» GIVEN PROBLEM
Up to and including the line that contains "import pandas as pd", write out each line of the material from its first line, exactly.

***** DATA BLOCK

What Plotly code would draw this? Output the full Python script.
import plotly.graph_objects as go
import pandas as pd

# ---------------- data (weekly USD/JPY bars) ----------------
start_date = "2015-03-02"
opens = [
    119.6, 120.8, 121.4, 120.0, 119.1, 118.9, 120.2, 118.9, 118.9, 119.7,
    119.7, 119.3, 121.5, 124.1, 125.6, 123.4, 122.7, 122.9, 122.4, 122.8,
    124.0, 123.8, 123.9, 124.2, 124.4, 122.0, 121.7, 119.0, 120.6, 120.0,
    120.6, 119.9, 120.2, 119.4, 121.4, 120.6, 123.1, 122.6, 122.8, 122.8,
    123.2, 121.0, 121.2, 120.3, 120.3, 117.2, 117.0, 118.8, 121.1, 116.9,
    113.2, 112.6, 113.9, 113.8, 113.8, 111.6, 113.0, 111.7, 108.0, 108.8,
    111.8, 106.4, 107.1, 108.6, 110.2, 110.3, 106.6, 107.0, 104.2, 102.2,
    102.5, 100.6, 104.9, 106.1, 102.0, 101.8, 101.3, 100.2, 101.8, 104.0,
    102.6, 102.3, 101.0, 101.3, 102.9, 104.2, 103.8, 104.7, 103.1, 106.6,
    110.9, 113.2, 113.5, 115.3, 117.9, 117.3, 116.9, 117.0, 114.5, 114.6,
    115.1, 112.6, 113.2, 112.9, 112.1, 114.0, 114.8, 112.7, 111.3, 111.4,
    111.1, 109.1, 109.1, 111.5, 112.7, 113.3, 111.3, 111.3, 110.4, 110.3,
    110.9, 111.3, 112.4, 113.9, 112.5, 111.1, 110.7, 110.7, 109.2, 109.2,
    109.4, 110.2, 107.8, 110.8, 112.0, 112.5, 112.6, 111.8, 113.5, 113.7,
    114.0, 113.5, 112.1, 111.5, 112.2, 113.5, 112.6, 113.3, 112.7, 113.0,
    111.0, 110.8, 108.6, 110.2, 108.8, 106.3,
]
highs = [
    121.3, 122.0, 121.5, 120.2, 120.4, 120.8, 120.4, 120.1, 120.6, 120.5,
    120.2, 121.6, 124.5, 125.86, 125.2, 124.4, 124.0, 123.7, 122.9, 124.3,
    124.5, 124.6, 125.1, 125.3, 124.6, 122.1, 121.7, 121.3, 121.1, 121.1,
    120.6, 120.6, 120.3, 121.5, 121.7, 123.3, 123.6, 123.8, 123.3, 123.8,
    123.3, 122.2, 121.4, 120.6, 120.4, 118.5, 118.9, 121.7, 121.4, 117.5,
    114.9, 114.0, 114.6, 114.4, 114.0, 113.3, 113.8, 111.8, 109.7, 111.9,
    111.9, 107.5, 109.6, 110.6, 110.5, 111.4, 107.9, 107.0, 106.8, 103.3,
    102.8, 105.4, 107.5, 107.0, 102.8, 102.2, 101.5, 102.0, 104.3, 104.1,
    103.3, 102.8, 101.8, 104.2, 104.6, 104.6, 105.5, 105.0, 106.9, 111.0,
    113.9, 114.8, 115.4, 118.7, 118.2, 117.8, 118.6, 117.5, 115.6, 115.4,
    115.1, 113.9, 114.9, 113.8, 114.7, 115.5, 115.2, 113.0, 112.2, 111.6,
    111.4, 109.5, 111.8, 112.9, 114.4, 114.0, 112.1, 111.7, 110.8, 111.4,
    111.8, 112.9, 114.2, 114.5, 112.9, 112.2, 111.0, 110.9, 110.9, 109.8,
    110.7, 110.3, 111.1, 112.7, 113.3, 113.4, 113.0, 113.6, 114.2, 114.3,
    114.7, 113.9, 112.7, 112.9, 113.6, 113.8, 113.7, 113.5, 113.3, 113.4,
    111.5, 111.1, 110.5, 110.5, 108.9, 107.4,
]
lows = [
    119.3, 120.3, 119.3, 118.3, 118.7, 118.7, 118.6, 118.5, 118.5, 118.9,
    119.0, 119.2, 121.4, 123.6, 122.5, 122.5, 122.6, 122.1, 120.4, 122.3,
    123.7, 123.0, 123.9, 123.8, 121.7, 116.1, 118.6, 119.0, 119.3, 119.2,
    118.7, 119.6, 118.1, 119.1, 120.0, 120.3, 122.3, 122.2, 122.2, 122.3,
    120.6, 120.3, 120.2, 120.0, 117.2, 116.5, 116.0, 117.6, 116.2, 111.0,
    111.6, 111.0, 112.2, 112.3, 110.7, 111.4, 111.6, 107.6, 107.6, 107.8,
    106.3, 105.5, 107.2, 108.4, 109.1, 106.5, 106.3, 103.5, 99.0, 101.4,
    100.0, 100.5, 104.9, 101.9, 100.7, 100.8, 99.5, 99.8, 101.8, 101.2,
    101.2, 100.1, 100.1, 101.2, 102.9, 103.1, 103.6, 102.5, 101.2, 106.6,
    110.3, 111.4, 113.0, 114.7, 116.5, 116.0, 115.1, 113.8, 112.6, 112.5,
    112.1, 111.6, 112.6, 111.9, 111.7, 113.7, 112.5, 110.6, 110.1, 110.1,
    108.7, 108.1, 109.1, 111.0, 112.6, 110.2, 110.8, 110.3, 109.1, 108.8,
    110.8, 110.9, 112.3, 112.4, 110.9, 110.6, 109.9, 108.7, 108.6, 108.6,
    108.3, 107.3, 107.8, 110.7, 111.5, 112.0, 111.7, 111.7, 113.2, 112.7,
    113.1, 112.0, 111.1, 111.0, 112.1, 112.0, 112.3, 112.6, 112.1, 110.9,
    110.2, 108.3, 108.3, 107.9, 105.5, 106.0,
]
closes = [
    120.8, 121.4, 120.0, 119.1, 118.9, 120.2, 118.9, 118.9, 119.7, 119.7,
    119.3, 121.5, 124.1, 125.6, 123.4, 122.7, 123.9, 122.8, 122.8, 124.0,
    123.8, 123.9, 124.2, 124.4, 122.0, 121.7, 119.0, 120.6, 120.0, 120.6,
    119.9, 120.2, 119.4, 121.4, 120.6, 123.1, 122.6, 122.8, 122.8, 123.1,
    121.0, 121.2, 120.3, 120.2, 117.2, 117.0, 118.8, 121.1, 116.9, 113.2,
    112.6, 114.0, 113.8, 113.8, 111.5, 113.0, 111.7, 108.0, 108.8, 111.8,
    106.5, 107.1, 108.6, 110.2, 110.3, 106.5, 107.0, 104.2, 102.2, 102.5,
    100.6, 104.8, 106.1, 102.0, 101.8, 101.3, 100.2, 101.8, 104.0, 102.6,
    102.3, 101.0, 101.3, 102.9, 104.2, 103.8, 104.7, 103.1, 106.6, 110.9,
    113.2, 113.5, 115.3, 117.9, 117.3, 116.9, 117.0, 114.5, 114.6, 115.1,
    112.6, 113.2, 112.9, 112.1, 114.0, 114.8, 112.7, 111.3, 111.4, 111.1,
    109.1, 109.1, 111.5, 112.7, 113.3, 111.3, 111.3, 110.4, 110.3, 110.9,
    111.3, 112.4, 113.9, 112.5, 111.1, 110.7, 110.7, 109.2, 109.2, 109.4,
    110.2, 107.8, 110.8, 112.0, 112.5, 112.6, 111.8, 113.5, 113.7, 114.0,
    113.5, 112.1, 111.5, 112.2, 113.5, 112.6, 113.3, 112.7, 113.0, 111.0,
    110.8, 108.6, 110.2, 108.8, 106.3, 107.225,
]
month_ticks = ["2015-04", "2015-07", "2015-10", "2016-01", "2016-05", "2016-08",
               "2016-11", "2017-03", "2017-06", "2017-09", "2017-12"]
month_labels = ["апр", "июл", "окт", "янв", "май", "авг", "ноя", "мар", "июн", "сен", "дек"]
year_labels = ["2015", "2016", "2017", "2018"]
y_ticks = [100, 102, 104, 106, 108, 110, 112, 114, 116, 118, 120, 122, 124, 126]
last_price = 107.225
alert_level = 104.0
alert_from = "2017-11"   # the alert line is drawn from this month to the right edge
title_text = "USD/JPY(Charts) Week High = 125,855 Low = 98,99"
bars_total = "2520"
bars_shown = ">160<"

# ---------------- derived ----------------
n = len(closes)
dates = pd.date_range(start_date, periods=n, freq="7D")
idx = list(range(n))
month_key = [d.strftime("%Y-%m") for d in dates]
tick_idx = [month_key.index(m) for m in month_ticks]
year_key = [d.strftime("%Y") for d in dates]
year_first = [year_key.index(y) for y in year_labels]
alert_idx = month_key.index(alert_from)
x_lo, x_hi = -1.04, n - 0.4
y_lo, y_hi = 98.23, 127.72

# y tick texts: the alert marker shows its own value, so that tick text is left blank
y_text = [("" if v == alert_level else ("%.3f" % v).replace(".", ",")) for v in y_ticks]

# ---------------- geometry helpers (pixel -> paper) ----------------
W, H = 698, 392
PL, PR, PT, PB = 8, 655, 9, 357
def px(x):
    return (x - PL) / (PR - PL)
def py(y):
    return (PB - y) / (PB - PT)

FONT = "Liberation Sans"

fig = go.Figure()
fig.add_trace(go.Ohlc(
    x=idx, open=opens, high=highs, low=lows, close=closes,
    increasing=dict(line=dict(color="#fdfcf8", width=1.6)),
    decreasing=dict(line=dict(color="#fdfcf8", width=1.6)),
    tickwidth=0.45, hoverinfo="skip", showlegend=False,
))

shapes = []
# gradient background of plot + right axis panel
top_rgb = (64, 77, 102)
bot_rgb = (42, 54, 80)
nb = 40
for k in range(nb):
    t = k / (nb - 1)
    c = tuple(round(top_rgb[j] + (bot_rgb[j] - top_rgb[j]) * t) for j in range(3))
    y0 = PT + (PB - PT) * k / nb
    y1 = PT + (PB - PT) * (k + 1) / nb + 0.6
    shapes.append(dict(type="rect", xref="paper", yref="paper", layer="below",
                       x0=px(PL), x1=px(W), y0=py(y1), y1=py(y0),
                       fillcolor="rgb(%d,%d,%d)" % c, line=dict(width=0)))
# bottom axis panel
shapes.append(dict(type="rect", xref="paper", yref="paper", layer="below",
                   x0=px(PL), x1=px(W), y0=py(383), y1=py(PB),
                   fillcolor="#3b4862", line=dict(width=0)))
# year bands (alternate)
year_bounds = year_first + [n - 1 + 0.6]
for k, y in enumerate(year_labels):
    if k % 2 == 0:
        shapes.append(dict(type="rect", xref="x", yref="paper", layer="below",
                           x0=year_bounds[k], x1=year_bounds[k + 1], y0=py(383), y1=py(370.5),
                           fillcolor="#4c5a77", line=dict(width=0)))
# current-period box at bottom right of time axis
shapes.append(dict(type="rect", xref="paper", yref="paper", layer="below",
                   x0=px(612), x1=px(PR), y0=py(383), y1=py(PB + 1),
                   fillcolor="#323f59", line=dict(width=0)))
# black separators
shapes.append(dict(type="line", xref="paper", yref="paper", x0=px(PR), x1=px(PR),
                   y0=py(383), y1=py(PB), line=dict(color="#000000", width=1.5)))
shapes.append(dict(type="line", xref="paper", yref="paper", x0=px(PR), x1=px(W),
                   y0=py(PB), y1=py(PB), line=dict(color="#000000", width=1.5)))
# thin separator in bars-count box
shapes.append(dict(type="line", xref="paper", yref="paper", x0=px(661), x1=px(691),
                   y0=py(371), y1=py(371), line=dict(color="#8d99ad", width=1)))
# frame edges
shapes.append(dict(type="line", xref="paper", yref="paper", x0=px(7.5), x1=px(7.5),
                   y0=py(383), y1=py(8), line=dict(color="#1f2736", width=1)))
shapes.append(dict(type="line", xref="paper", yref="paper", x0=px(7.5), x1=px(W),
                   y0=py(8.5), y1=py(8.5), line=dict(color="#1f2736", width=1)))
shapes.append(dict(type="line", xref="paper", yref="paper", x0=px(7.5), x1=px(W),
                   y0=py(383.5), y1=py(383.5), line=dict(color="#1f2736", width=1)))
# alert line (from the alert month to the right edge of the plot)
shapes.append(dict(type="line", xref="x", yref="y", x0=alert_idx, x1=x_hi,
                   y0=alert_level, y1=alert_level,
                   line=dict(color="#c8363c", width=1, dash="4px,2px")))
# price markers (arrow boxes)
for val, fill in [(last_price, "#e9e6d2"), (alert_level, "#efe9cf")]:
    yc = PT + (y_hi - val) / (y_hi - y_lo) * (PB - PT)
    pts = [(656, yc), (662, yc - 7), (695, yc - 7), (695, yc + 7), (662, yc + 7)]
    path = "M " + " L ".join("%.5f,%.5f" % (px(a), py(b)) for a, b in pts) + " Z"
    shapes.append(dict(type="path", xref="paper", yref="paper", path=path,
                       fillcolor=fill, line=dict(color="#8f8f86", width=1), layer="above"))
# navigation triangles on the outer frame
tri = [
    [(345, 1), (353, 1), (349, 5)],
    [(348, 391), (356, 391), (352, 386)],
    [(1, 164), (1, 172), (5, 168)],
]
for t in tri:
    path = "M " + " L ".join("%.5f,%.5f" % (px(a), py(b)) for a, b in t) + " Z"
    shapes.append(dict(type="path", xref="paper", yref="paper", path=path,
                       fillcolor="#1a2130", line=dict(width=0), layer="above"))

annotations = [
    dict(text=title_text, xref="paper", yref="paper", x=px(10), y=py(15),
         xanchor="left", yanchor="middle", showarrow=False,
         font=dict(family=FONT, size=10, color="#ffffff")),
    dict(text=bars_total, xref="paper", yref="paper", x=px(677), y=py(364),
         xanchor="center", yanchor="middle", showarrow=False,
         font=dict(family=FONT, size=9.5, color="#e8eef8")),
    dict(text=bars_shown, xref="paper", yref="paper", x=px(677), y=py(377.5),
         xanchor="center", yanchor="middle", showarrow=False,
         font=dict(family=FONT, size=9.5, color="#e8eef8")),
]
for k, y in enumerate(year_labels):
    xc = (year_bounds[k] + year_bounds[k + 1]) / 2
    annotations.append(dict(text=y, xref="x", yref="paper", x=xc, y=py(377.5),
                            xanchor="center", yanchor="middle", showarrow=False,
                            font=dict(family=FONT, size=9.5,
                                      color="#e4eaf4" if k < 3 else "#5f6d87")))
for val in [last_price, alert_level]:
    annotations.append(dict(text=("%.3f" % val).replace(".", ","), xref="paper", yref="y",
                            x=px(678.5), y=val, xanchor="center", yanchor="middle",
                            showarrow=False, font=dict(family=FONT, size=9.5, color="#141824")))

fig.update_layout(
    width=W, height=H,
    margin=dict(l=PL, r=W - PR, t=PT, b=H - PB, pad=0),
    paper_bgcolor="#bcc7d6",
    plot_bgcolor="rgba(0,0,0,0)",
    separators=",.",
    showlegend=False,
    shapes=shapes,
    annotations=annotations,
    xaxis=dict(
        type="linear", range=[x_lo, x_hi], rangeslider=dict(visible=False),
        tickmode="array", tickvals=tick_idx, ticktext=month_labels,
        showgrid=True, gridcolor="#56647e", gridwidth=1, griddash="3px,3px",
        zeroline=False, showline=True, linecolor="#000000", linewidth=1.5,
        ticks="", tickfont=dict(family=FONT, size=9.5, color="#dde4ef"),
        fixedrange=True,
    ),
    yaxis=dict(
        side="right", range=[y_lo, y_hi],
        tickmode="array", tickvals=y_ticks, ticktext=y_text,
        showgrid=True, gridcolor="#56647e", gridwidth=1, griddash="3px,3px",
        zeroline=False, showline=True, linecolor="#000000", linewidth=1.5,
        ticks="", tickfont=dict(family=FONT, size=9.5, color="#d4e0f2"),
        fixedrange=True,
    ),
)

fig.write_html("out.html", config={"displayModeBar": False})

**********

» WRITTEN ANSWER
What Plotly code would draw this? Output the full Python script.
import plotly.graph_objects as go
import pandas as pd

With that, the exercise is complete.